The Sonya Creek volcanic field (SCVF) contains the oldest in situ magmatic products in the ~29 Ma–modern Wrangell arc (WA) in south-central Alaska. The WA is located within a transition zone between Aleutian subduction to the west and dextral strike-slip tectonics along the Queen Charlotte-Fairweather and Denali-Duke River fault systems to the east. WA magmatism is due to the shallow subduction (11–16°) of the Yakutat microplate. New 40Ar/39Ar and U-Pb geochronology of bedrock and modern river sediments shows that SCVF magmatism occurred from ~29–18 Ma. Igneous units are divided based on field mapping, physical characteristics, geochronology, and new major and trace element geochemistry.
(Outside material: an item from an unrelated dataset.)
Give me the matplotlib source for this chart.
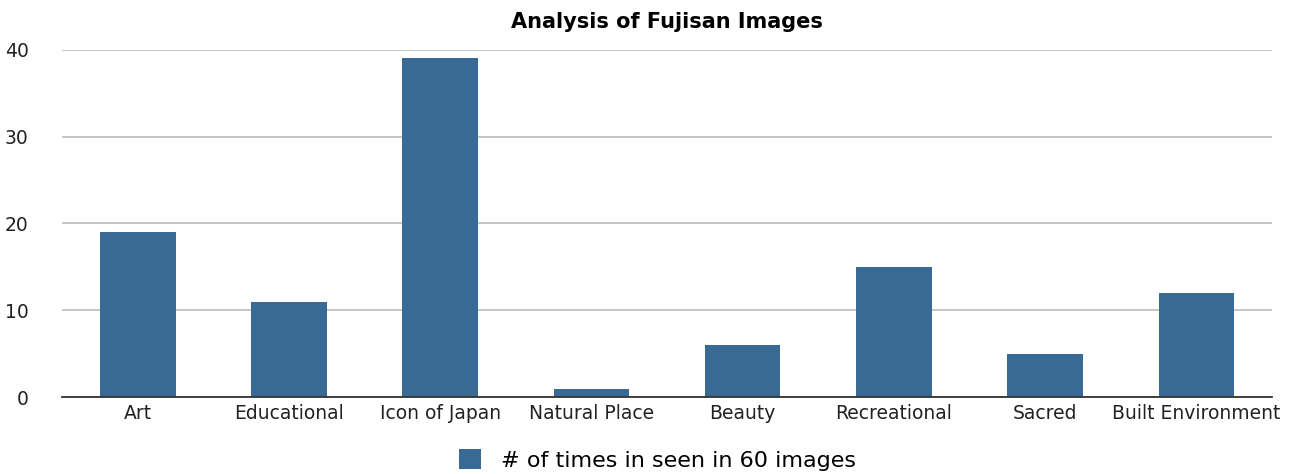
import matplotlib.pyplot as plt
import numpy as np

categories = ['Art', 'Educational', 'Icon of Japan', 'Natural Place', 'Beauty',
              'Recreational', 'Sacred', 'Built Environment']
counts = [19, 11, 39, 1, 6, 15, 5, 12]
y_ticks = [0, 10, 20, 30, 40]
series_name = '# of times in seen in 60 images'

plt.rcParams['font.family'] = ['DejaVu Sans']

fig = plt.figure(figsize=(12.94, 4.74), dpi=100)
ax = fig.add_axes([0.048, 0.162, 0.935, 0.733])

x = np.arange(len(categories))
ax.bar(x, counts, width=0.5, color='#386a95', zorder=3, label=series_name)

ax.set_xlim(-0.5, len(categories) - 0.5)
ax.set_ylim(0, 40)
ax.set_yticks(y_ticks)
ax.set_xticks(x)
ax.set_xticklabels(categories, fontsize=13.5, color='#222222')
ax.tick_params(axis='y', labelsize=13.5, colors='#222222', length=0, pad=24)
ax.tick_params(axis='x', length=0, pad=5)

ax.yaxis.grid(True, color='#b5b5b5', linewidth=1.1, zorder=0)
for s in ['top', 'right', 'left']:
    ax.spines[s].set_visible(False)
ax.spines['bottom'].set_color('#333333')
ax.spines['bottom'].set_linewidth(1.3)
ax.spines['bottom'].set_zorder(4)

ax.set_title('Analysis of Fujisan Images', fontsize=15, fontweight='bold', pad=16)

fig.legend(loc='lower center', bbox_to_anchor=(0.508, -0.035), frameon=False,
           fontsize=16, handlelength=1.0, handleheight=1.0, handletextpad=0.9)

fig.savefig('out.png', dpi=100)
A dacite dome yields a ~29 Ma 40Ar/39Ar age and was followed by eruptions of basaltic-andesite to dacite lavas and domes (~28–23 Ma) that record hydrous, subduction-related, calc-alkaline magmatism with an adakite-like component. This was followed by a westward shift to continued subduction-related magmatism without the adakite-like component (e.g., mantle wedge melting), represented by ~23–21 Ma basaltic-andesite to dacite domes and associated diorites. These eruptions were followed by a westward shift in volcanism to anhydrous, transitional-tholeiitic, basaltic-andesite to rhyolite lavas and tuffs of the ~23–18 Ma Sonya Creek volcano, recording the influence of local intra-arc extension. The end of SCVF activity was marked by a southward shift in volcanism back to hydrous calc-alkaline lavas at ~22–19 Ma. SCVF geochemical types are similar to those from the <5 WA, and no alkaline lavas that characterize the ~18–10 Ma eastern part of the WA exposed in Yukon territory are present. Sr-Nd-Pb-Hf radiogenic isotope data suggest the SCVF array were generated by contamination of a depleted mantle wedge by ~0.2–3% subducted terrigenous sediment. Early SCVF igneous rocks are also chemically similar to hypabyssal intrusives that crop out to the west; together these ~29–20 Ma rocks imply that WA initiation occurred over an ~<100 km belt, ~50–60 km inboard from the modern WA and current loci of volcanism that extends from Mt. Drum to Mt. Churchill. Our results, combined with prior work, reveal that WA magmatism was geochemically similar during the entire 29 Ma duration of the WA, irrespective of location or thickness of subducting slab.